▸ **What is needed**:
Extract every line that includes the string "this".

▸ **Entries with chart source code**:
╔══
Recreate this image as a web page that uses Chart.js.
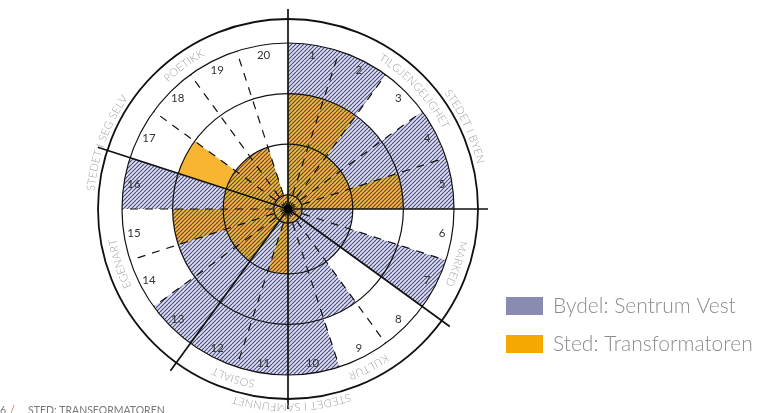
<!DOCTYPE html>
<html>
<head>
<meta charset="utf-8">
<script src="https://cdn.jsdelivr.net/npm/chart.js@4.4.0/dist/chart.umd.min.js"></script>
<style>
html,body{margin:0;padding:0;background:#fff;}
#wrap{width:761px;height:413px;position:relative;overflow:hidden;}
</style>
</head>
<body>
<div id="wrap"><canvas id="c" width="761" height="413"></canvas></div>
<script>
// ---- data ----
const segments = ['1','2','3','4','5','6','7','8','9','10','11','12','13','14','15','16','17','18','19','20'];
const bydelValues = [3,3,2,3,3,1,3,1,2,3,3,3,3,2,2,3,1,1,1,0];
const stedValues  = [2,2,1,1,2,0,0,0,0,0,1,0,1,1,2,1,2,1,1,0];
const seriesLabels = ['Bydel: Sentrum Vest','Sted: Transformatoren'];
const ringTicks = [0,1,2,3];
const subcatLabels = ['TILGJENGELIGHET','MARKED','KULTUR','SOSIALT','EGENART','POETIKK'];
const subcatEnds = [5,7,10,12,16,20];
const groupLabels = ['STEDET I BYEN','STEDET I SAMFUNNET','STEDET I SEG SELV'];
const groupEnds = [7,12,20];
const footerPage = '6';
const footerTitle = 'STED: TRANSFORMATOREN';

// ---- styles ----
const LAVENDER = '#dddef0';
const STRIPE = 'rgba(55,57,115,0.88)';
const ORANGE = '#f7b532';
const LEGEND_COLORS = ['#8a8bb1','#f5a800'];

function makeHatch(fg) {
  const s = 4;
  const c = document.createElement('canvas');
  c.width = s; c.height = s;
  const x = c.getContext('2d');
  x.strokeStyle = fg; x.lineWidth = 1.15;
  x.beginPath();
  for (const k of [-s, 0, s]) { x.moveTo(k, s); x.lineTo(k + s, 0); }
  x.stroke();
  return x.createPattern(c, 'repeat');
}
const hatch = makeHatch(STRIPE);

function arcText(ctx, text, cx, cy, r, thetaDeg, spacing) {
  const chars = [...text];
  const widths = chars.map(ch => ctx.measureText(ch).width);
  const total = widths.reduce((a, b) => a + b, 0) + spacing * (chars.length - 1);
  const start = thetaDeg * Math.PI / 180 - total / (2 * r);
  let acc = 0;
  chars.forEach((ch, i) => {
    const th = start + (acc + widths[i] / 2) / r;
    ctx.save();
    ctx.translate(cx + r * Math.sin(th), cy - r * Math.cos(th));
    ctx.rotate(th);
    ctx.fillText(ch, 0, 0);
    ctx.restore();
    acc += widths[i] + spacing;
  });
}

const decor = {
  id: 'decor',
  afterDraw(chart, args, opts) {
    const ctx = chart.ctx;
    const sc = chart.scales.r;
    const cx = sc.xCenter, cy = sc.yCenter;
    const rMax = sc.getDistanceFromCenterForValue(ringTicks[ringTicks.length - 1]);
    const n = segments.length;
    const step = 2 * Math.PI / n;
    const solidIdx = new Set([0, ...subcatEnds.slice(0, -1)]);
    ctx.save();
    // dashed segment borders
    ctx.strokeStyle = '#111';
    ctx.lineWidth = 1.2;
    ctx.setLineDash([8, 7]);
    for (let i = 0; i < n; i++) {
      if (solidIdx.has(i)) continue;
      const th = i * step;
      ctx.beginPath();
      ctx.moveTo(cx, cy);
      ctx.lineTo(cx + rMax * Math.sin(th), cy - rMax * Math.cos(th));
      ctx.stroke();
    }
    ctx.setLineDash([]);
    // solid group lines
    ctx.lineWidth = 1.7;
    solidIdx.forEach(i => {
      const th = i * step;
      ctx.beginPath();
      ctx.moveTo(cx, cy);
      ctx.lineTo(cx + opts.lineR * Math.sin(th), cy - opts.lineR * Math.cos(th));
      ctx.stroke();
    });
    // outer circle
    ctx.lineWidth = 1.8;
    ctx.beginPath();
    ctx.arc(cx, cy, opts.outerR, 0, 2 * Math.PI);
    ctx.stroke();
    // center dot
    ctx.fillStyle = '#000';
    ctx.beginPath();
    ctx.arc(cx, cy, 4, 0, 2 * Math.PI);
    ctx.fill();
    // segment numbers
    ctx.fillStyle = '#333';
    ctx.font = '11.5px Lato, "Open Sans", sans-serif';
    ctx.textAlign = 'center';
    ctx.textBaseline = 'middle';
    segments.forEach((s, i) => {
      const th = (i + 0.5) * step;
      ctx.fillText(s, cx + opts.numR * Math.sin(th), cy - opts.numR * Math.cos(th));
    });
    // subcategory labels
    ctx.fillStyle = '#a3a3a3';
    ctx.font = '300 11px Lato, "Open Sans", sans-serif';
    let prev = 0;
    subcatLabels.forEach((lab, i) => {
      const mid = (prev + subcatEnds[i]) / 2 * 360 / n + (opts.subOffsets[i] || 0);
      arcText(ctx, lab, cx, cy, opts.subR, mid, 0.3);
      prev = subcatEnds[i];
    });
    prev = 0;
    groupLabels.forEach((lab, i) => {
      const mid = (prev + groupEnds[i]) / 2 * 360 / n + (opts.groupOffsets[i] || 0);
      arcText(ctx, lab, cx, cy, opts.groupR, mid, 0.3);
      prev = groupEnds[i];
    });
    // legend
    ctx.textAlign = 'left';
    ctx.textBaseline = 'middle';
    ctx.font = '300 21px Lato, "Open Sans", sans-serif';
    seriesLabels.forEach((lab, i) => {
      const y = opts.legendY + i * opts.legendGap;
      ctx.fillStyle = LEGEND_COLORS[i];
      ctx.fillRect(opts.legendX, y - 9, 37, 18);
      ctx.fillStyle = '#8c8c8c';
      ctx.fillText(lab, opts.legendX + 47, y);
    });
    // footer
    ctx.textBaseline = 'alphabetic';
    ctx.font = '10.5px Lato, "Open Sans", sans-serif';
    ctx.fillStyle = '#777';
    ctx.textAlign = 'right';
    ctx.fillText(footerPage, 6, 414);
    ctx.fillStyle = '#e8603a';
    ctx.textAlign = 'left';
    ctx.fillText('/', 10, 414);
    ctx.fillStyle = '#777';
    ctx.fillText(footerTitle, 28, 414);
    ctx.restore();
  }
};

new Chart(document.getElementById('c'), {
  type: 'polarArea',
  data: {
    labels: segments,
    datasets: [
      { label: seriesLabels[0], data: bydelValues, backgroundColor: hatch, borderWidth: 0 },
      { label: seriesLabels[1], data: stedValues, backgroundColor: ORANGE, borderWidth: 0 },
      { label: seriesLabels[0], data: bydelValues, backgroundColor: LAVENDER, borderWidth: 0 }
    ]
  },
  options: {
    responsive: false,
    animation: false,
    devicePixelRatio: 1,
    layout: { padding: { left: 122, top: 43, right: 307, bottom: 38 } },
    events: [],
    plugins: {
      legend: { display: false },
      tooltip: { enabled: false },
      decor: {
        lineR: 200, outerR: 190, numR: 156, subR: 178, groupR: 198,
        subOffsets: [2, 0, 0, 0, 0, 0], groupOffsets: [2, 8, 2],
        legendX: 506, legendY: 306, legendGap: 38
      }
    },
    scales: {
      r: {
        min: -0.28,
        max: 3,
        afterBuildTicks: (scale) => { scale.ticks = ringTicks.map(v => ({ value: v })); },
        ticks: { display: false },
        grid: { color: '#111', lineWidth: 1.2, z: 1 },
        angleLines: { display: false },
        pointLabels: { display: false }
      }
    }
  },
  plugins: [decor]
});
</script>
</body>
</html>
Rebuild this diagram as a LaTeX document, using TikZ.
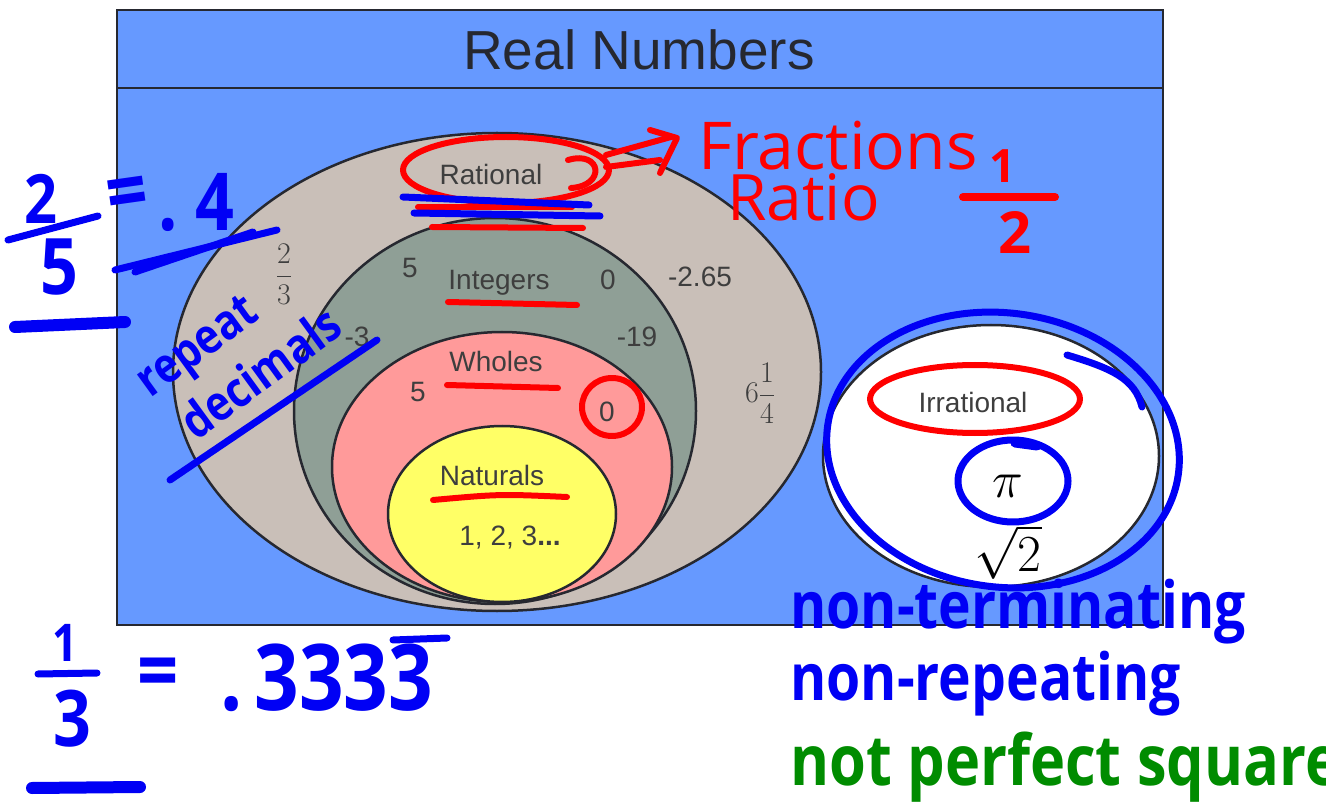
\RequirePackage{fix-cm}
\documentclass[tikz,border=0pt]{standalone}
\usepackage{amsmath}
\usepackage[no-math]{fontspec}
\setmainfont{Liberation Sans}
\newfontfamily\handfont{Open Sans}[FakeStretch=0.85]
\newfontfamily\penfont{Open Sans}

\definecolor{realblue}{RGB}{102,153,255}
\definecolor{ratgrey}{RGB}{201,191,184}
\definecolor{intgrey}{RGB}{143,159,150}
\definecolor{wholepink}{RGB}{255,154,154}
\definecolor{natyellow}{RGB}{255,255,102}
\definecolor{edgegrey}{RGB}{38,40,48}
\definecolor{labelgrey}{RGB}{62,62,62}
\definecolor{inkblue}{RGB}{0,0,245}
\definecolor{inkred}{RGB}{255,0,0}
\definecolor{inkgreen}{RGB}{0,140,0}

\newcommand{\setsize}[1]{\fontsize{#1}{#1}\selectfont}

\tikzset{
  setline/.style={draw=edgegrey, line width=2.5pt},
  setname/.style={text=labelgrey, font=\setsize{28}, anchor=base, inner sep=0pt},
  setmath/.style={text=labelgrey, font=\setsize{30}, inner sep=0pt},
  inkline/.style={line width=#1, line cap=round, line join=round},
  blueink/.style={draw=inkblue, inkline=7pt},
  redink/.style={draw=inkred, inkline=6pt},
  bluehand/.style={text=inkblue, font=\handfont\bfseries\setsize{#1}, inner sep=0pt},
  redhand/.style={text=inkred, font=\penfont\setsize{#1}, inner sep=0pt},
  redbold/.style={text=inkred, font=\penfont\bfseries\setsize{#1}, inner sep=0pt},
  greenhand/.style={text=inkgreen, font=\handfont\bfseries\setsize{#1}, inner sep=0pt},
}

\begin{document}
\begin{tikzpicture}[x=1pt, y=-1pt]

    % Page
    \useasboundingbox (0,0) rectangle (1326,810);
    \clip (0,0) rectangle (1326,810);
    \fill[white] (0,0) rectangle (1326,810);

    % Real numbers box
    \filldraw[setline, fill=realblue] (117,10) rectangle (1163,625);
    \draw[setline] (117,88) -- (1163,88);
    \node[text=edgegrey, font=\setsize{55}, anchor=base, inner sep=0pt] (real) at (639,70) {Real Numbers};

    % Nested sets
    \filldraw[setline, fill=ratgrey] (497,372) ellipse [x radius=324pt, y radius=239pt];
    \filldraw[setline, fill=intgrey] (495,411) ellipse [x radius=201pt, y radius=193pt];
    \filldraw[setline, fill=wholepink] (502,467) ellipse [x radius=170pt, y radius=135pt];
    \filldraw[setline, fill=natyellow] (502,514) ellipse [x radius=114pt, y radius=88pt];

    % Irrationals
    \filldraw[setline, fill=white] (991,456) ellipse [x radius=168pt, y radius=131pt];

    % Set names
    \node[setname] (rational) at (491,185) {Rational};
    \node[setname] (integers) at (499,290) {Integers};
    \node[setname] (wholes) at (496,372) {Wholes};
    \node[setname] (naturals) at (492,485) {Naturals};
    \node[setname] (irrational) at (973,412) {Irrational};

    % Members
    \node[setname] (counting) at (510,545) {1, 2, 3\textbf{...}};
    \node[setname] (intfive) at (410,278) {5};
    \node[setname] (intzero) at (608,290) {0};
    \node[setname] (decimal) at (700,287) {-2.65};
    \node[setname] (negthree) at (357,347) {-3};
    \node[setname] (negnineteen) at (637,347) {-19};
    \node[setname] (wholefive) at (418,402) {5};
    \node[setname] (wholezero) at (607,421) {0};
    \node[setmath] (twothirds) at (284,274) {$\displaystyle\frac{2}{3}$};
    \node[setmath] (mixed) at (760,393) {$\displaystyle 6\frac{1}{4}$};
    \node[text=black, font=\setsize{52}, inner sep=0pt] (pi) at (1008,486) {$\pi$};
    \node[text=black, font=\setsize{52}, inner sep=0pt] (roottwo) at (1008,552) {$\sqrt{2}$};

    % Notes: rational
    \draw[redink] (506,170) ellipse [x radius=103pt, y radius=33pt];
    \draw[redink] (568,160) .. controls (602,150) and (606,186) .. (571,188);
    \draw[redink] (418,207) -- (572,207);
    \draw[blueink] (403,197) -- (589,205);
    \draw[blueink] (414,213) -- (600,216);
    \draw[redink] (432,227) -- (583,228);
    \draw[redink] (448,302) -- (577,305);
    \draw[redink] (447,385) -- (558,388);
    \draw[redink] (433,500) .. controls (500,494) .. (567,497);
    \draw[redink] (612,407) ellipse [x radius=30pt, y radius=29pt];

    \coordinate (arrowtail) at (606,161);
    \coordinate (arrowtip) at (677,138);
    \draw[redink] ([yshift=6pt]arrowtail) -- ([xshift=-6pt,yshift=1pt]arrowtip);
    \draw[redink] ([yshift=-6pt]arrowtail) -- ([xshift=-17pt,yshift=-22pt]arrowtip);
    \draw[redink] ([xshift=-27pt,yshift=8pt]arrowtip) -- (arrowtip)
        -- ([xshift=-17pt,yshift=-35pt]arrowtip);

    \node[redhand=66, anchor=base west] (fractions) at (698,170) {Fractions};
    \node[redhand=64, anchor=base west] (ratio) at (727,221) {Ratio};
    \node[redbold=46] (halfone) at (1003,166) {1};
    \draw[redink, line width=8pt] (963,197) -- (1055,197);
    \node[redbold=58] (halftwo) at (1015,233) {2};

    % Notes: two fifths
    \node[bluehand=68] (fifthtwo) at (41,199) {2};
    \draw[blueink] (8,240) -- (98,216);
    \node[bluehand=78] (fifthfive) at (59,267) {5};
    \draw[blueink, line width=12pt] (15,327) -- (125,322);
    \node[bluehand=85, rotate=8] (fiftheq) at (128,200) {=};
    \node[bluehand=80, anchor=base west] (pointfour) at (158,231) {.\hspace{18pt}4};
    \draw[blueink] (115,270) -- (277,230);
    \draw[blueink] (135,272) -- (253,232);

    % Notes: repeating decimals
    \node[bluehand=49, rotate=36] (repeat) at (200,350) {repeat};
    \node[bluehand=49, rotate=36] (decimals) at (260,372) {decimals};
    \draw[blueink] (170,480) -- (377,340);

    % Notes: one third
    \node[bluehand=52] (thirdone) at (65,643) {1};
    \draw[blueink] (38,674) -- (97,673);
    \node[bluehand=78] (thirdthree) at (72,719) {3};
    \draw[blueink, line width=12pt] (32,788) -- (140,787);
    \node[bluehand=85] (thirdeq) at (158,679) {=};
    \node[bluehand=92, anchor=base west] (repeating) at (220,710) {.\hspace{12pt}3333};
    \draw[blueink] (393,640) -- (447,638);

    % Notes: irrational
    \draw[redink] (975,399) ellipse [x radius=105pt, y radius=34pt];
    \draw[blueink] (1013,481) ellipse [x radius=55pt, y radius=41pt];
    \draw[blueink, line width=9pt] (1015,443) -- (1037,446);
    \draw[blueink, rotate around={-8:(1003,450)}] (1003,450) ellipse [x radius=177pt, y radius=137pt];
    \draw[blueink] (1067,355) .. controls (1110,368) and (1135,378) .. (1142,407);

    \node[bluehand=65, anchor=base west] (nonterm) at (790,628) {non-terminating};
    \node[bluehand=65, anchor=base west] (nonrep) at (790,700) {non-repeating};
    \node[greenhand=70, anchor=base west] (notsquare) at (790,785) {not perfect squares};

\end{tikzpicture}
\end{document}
╚══
▸ **The solution**:
Recreate this image as a web page that uses Chart.js.
Rebuild this diagram as a LaTeX document, using TikZ.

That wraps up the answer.